April 30, 2023
April 2023 at Policy Integrity
- EPA Rolls Out New Rules for Transportation and Power Sectors
- Policy Integrity to Assist with New EPA Environmental Justice Program
- Long-overdue Updates Will Help Modernize Regulatory Review
- Webinar: Energy Insecurity & Energy Transitions — Obstacles & Opportunities
- Strengthening Agencies’ Consideration of Climate Impacts under NEPA
- We are Hiring!
- More From This Month
This month, the Environmental Protection Agency (EPA) proposed new standards for light- and medium-duty vehicles that will significantly reduce greenhouse gas emissions and other criteria pollutants from the transportation sector. Meredith Hankins explained why the rule would be robust against major questions doctrine challenges, emphasizing the Clean Air Act has always been “technology-forcing.” Hankins’ full statement is available here.
EPA also proposed to strengthen the landmark Mercury and Air Toxics Standards (MATS) which protect public health by limiting mercury and other toxic air pollution from coal- and oil-fired power plants. EPA based this strengthening on a revised technology review, which found that control technologies are more widely used, more effective, and cheaper than when EPA promulgated MATS.
EPA is also expected to soon release a proposal that will require coal- and gas-fired power plants to reduce their greenhouse gas emissions. The rule is expected to set at least some emissions limits based on the efficacy of new technologies that facilities can install to capture carbon. While the rule will face legal scrutiny, setting pollution limits based on controls installed at the source “is really the bread and butter of the Clean Air Act and the type of regulation that EPA has been issuing for decades,” Dena Adler told Politico.
The Environmental Protection Agency recently announced the launch of its Environmental Justice Thriving Communities Technical Assistance Centers, which will provide technical assistance, training, and related support to environmental justice communities. The Institute for Policy Integrity at NYU School of Law is part of a coalition led by WE ACT for Environmental Justice that was selected to establish one of the Centers for EPA’s Region 2, which includes New Jersey, New York, Puerto Rico, the U.S. Virgin Islands and eight Indian Nations. Policy Integrity will focus on assisting groups with a variety of legal, economic, and policy matters.

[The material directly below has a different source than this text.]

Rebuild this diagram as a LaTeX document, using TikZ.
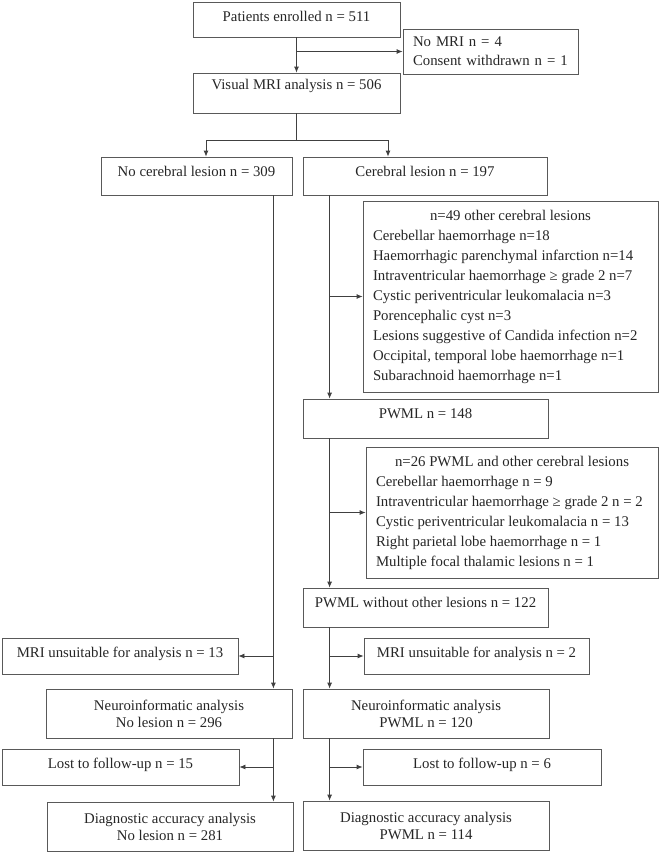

The White House Office of Management and Budget recently proposed updates to Circular A-4, the primary guidance document on federal agencies’ economic analyses of regulations. Last revised in 2003, the guidance plays a key role in federal regulatory policy, shaping how agencies estimate the benefits and costs of rules. The proposed revisions update and expand OMB’s instructions to agencies regarding the consideration of benefits and costs that occur in the future or outside the United States; assessment of equity concerns related to the distribution of regulatory impacts; behavioral economics issues; and other matters. Natasha Brunstein and Max Sarinsky offer an in-depth analysis of the proposed changes in this blog post.
Join us for a discussion of energy insecurity and the energy transition on May 15th at 2 pm Eastern Time. Panelists will share takeaways from their research and policy work at the nexus of energy insecurity and energy transitions. Leading researchers and policy professionals will discuss how the energy security of low-income populations might be affected by different aspects of the energy transition and examine possible solutions. Register here! This webinar is part of an ongoing series highlighting energy equity research funded by the Alfred P. Sloan Foundation. Stay tuned for upcoming events!

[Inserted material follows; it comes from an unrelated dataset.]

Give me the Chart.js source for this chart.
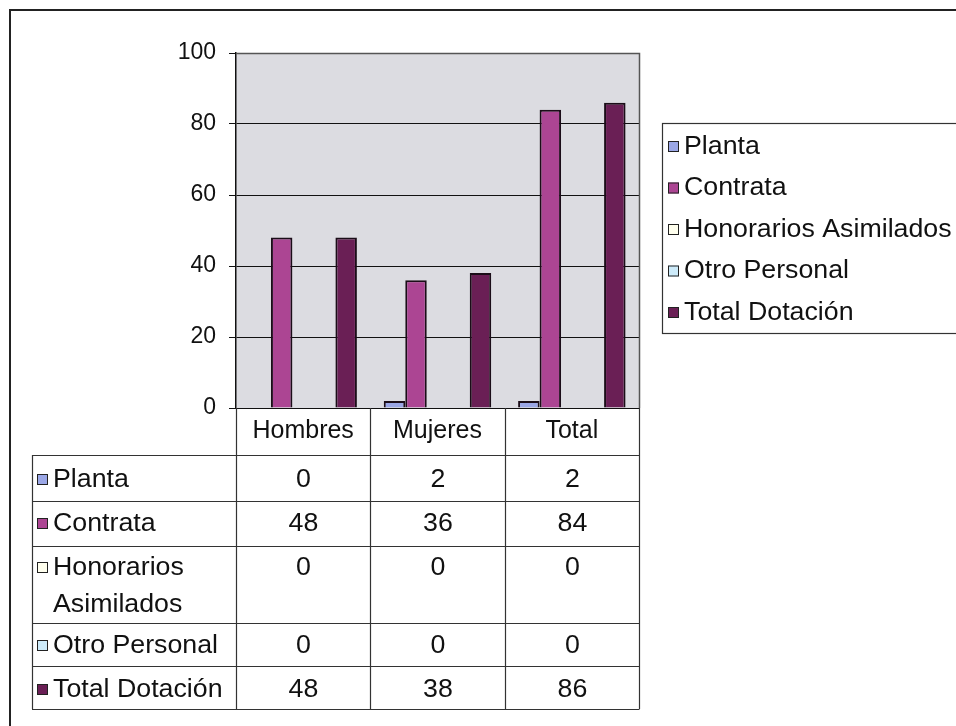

In January, the Council on Environmental Quality (CEQ) published interim guidance providing best practices to federal agencies for considering climate change in environmental reviews conducted under the National Environmental Policy Act. We submitted comments urging CEQ to (1) improve its recommendations on considering climate change vulnerability and resilience, and (2) refine its guidance to ensure that agencies do not inappropriately minimize greenhouse gas emissions of these actions. Max Sarinsky commended CEQ’s overall approach to accounting for greenhouse gas emissions: “I think the ways that CEQ suggests [to contextualize greenhouse gas emissions]—particularly, the social costs of greenhouse gases and considering carbon budgets and climate commitments—is really a thoughtful way to show what the emissions mean,” he told Inside Climate News.
- We submitted comments to the New York Public Service Commission on the state’s Energy Storage Roadmap.
- We published two new papers—one on the value of distribution system information for distributed energy resource deployment and another on the Federal Energy Regulatory Commission’s authority in light of West Virginia v. EPA.